The author of the chilling The Glory of Living, about a serial killer, which was at Brown last year, here treats the subject of racism, a matter on which we all feel we have a comfortable handle and a guilt-free correct perspective. To top that preaching-to-the-choir liability, the playwright sets this in a community of academics, mostly droning deans, no less.

However, Gilman succeeds by plumbing to the depths of the problem, after entertaining us for a while and helping us to think about our superficial attitudes about racial friction. For their part, NewGate succeeds the old-fashioned way, through fine acting and the attentive direction of Brien Lang.

We are in the office of Dean Sarah Daniels (Clare Blackmer) at the fictional Belmont College in Vermont. A crisis soon arises when an African-American student begins getting ugly letters, apparently from someone on campus. Since Sarah had worked previously at a virtually all-black college, she has become the de facto liaison to minority students. The problem lands in her lap.

We never see the beleaguered victim, but we do meet Patrick Chibas (Marc Berry), a representative minority student. (Oops — "student of color," he insists, when he isn’t insisting on "Nuyorican" — when he hasn’t lost track, that is, and prefers "Puerto Rican.") There also is a white student, Greg Sullivan (Seth Allen), who gets involved by organizing a Students for Tolerance group — because he’s applying to law school and his extra-curriculars look thin. (A measure of the play and the production is that Allen makes the character’s final little right-minded speech quite moving.)

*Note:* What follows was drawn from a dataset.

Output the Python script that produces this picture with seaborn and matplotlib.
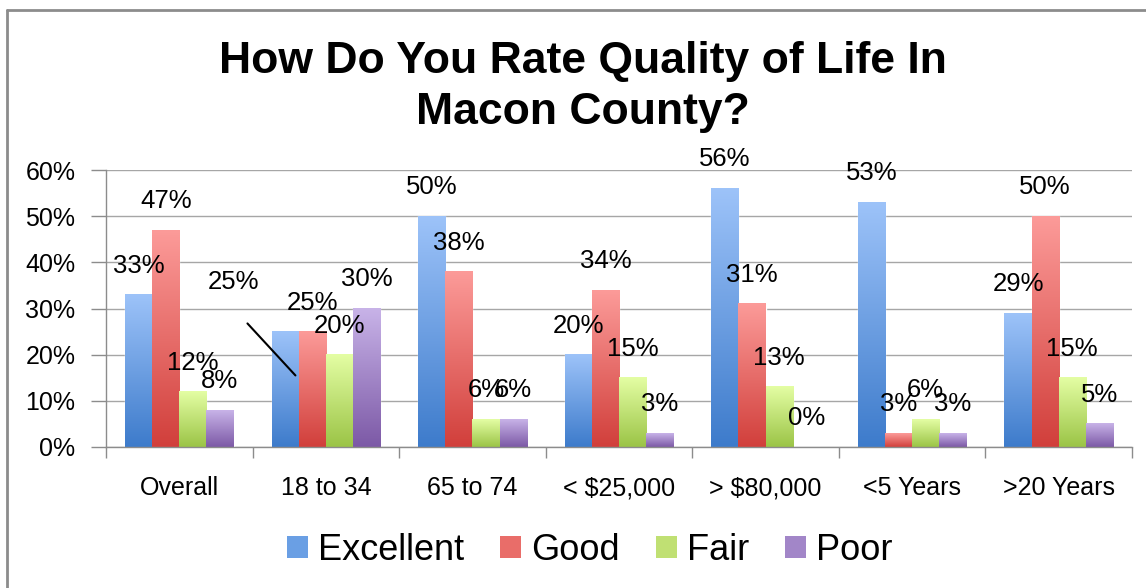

Two more deans of indeterminate designation come into the picture. Sarah’s administrative superior, Catherine Kenney, is someone arrogant enough to shout "How can you be so stupid?" at Sarah after she reports the incident to the police instead of keeping it in-house. She is played exquisitely by Emma Palzere-Rae, who softens her into someone who has become not hard-hearted so much as pragmatic and a bureaucratic survivor. As Dean Burton Strauss, Jim Brown has great fun waxing pompous; there was no living with the self-impressed aristocratic after his Times op-ed piece was published, and students can’t get a word in edgewise when he’s at their race-awareness meeting.

There isn’t an actor here who doesn’t have a scene or two of seemingly effortless bull’s-eye-hitting. That includes Ron Robinson’s wise, white-haired security guard, a character who introduces to this ivory tower some badly needed common sense. Of course, it is Blackmer who holds this all together by creating such a compelling and skeptical Sarah, through whose alert reactions we learn to question everything and everyone. What fun, watching a play, to be able to read a character like a book.

Sarah’s sounding board, erstwhile lover, and her only friend on campus is art professor Ross Collins (James Robinson). Early on he expresses his fascination with and admiration for a fastidious poor old man on a subway who was intent on memorizing a religious text. Playwright Gilman gets a twofer here, introducing an ironic moral voyeurism and later having Sarah define herself by calling Ross on his objectifying the old man with such idealistic distancing.

For a play set in such an airy-fairy realm, Spinning Into Butter does get around to whomping us upside the head not once but twice. Through two of the characters, we are reminded that who we see is not always who we are getting, not completely. This isn’t done melodramatically, with arbitrary revelations that only the playwright has been privy to. No, each surprise emerges as though we are being confided in by someone we thought we knew well enough but learn we didn’t really know at all. Yes, for those taking notes for the quiz, that’s like having it finally sink in that a person we had assigned to some category, racial or not, is not representative at all, but is foremost an individual.

So can’t we all just get along? Well, no, Rodney — some of us just don’t want to. What we can do is pay attention to people. To racists, to limousine liberals, to playwrights, to actors. And while we’re looking at them, we just might learn something about ourselves.